Mr. Smith said on 24th October that he would be pleased to visit London for discussions after the referendum which took place on 5th November. Since then he has made no further mention of such a visit, but on 6th November in a message he made public, he invited my right hon. Friend the Commonwealth Secretary to visit Salisbury. Nevertheless the invitation to Mr. Smith to come to London remains open, as I again made clear in my published message to him of 7th November.

Mr. Wall

Now that Mr. Nkomo is no longer in prison, will the right hon. Gentleman reconsider sending the Secretary of State to Rhodesia? Would not he agree that a meeting of Prime Ministers might be dangerous until such time as the Rhodesian electorate is convinced that the policy of Her Majesty's Government is not to impose an African majority in the next two or three years?

The Prime Minister

It is partly a question of what is meant by "Rhodesian electorate". Apart from that, I think it would be extremely valuable if there could be discussions with Mr. Smith, because the right hon.
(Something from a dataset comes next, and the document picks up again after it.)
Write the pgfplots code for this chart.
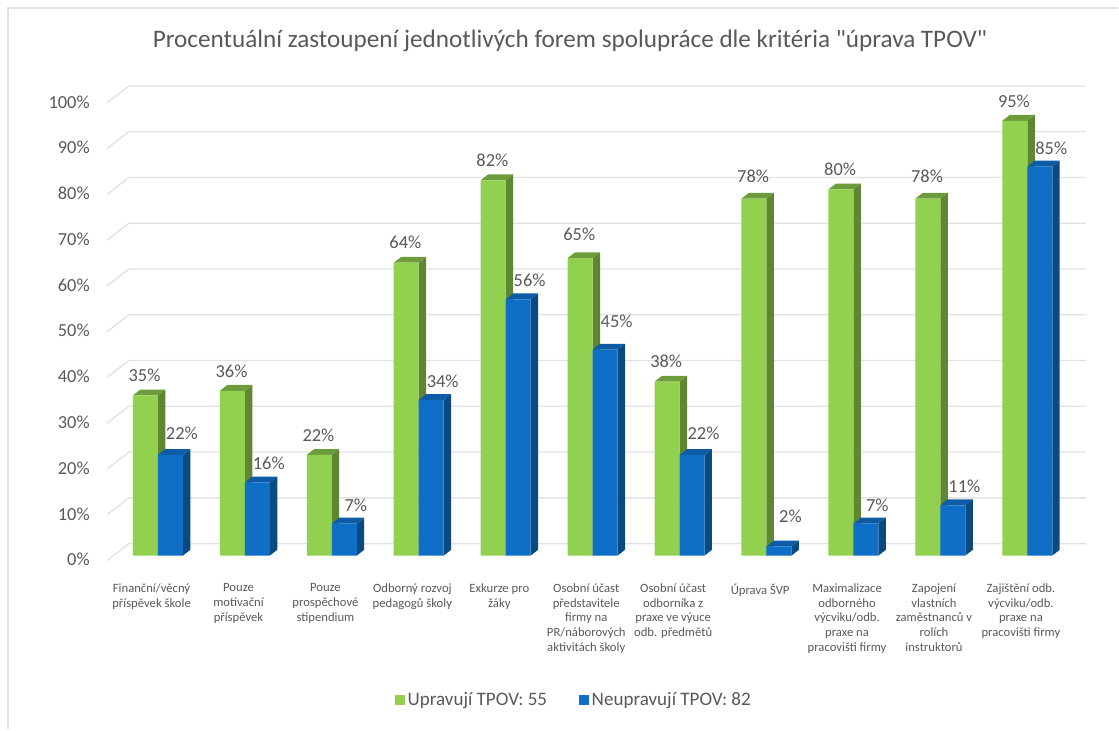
\documentclass[border=0pt]{standalone}
\usepackage{fontspec}
\setmainfont{Carlito}
\newfontfamily\plainfont{Carlito}
\usepackage{pgfplots}
\usepackage{pgfplotstable}
\pgfplotsset{compat=1.18}
\definecolor{txt}{HTML}{595959}
\definecolor{gridc}{HTML}{E2E2E2}
\definecolor{gfront}{HTML}{92D14F}
\definecolor{gside}{HTML}{5F8733}
\definecolor{gtop}{HTML}{6E9C3C}
\definecolor{bfront}{HTML}{0F6FC6}
\definecolor{bside}{HTML}{0A4A80}
\definecolor{btop}{HTML}{0D5CA5}
\pgfplotstableread{
x green
0 35
1 36
2 22
3 64
4 82
5 65
6 38
7 78
8 80
9 78
10 95
}\greendata
\pgfplotstableread{
x blue
0 22
1 16
2 7
3 34
4 56
5 45
6 22
7 2
8 7
9 11
10 85
}\bluedata
% 3D side and top faces of a bar: left edge, right edge, value, colours
\newcommand{\faces}[5]{%
  \addplot[fill=#4,draw=none,forget plot] coordinates {({#2},0) ({(#2)+0.086},1.28) ({(#2)+0.086},{#3+1.28}) ({#2},#3)} --cycle;
  \addplot[fill=#5,draw=none,forget plot] coordinates {({#1},#3) ({(#1)+0.086},{#3+1.28}) ({(#2)+0.086},{#3+1.28}) ({#2},#3)} --cycle;
}
\newcommand{\gf}[2]{\faces{#1-0.2874}{#1}{#2}{gside}{gtop}}
\newcommand{\bfc}[2]{\faces{#1}{#1+0.2874}{#2}{bside}{btop}}
\newcommand{\gridl}[1]{%
  \addplot[gridc,line width=1pt,forget plot] coordinates {(-0.586,{#1-1.09}) (-0.3333,{#1+2.62}) (10.678,{#1+2.62})};
}
\begin{document}
\begin{tikzpicture}
\begin{axis}[
  scale only axis,
  width=839.25pt,height=547.5pt,
  xmin=-1.8161,xmax=11.046,
  ymin=-37.99,ymax=121.40,
  clip=false,
  axis line style={draw=none},
  tick style={draw=none},
  major tick length=0pt,
  /pgf/number format/assume math mode=true,
  ytick={0,10,...,100},
  yticklabels={0\%,10\%,20\%,30\%,40\%,50\%,60\%,70\%,80\%,90\%,100\%},
  yticklabel style={font=\fontsize{13.8}{15}\selectfont,text=txt,xshift=67.5pt,yshift=-3pt,anchor=east,inner sep=0pt},
  xtick={0,...,10},
  xticklabels={
    {Finanční/věcný\\příspěvek škole},
    {Pouze\\motivační\\příspěvek},
    {Pouze\\prospěchové\\stipendium},
    {Odborný rozvoj\\pedagogů školy},
    {Exkurze pro\\žáky},
    {Osobní účast\\představitele\\firmy na\\PR/náborových\\aktivitách školy},
    {Osobní účast\\odborníka z\\praxe ve výuce\\odb. předmětů},
    {Úprava ŠVP},
    {Maximalizace\\odborného\\výcviku/odb.\\praxe na\\pracovišti firmy},
    {Zapojení\\vlastních\\zaměstnanců v\\rolích\\instruktorů},
    {Zajištění odb.\\výcviku/odb.\\praxe na\\pracovišti firmy}},
  xticklabel style={font=\fontsize{9.5}{11}\selectfont,text=txt,align=center,anchor=north,xshift=-4.75pt,yshift=109.5pt,inner sep=0pt},
  legend style={draw=none,fill=none,at={(0.5135,0.041)},anchor=center,legend columns=2,
    font=\fontsize{14.3}{16}\selectfont,text=txt,
    /tikz/every even column/.append style={column sep=22pt}},
  legend cell align=left,
]
% outer frame of the chart
\addplot[gridc,line width=1.2pt,forget plot] coordinates {(-1.724,-37.99) (-1.724,119.65) (11.046,119.65)};
% walls
\gridl{0}\gridl{10}\gridl{20}\gridl{30}\gridl{40}\gridl{50}\gridl{60}\gridl{70}\gridl{80}\gridl{90}\gridl{100}
% green bars
\gf{0}{35}\gf{1}{36}\gf{2}{22}\gf{3}{64}\gf{4}{82}\gf{5}{65}\gf{6}{38}\gf{7}{78}\gf{8}{80}\gf{9}{78}\gf{10}{95}
\addplot[ybar,bar width=18.75pt,bar shift=-9.375pt,fill=gfront,draw=none,
  legend image code/.code={\fill[gfront] (0pt,-3.75pt) rectangle (7.5pt,3.75pt);},
  nodes near coords={\pgfmathprintnumber{\pgfplotspointmeta}\%},
  every node near coord/.append style={font=\fontsize{13.8}{15}\selectfont,text=txt,anchor=center,xshift=-10pt,yshift=15pt},
  coordinate style/.condition={\coordindex==5}{yshift=3pt},
  coordinate style/.condition={\coordindex==7 || \coordindex==9}{yshift=1.5pt}]
  table[x=x,y=green]{\greendata};
\addlegendentry{Upravují TPOV: 55}
% blue bars
\bfc{0}{22}\bfc{1}{16}\bfc{2}{7}\bfc{3}{34}\bfc{4}{56}\bfc{5}{45}\bfc{6}{22}\bfc{7}{2}\bfc{8}{7}\bfc{9}{11}\bfc{10}{85}
\addplot[ybar,bar width=18.75pt,bar shift=9.375pt,fill=bfront,draw=none,
  legend image code/.code={\fill[bfront] (0pt,-3.75pt) rectangle (7.5pt,3.75pt);},
  nodes near coords={\pgfmathprintnumber{\pgfplotspointmeta}\%},
  every node near coord/.append style={font=\fontsize{13.8}{15}\selectfont,text=txt,anchor=center,xshift=18pt,yshift=14pt},
  coordinate style/.condition={\coordindex==7}{yshift=9pt},
  coordinate style/.condition={\coordindex==5}{yshift=7pt},
  coordinate style/.condition={\coordindex==0 || \coordindex==6}{yshift=2pt}]
  table[x=x,y=blue]{\bluedata};
\addlegendentry{Neupravují TPOV: 82}
\node[font=\plainfont\fontsize{18.9}{21}\selectfont,text=txt,anchor=center] at (axis cs:4.74,112.4) {Procentuální zastoupení jednotlivých forem spolupráce dle kritéria "úprava TPOV"};
\end{axis}
\end{tikzpicture}
\end{document}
Gentleman my predecessor had very frank discussions with him and I had a brief meeting with him in September. I think it would be helpful if Mr. Smith could come over on the basis I indicated in my speech of 3rd November, when the whole thing could be discussed very frankly between us.

Mr. Turton

In order to remove ambiguity both here and in Central Africa, could the right hon. Gentleman state quite clearly the terms and conditions under which Her Majesty's Government would grant independence to Rhodesia?

The Prime Minister

I thought that that was very clearly stated without ambiguity in the communiqué of the Conference of Commonwealth Prime Ministers. As I said on 3rd November, that statement in the communiqué was the basis of our approach to this problem.

Sir G. Nicholson

Is it not most undesirable that communiqués between two Government should constantly be in public? Should we not get back to confidential negotiations and communications?

The Prime Minister

I very much agree with the hon. Gentleman about that. I am glad to say that in the latest messages which we have had both ways, Mr. Smith has said that they should be treated confidentially, and we are both doing that. But I think that the hon. Gentleman will agree that it was important that full publicity should have been given to the statement, which was put out and which was not meant as a confidential communication between Governments, warning everyone concerned of the consequences of a unilateral declaration of independence.

Mr. A. J. Irvine

When my right hon. Friend speaks of the invitation to Mr. Smith remaining open, is it the position that the Prime Minister has intimated to Mr. Smith that he desires him to come to this country for conversations, or has that been left as a matter of inference and implication from Questions and Answers in the House?

The Prime Minister

This is not a question of inference. It has been stated quite categorically and communicated to Mr. Smith.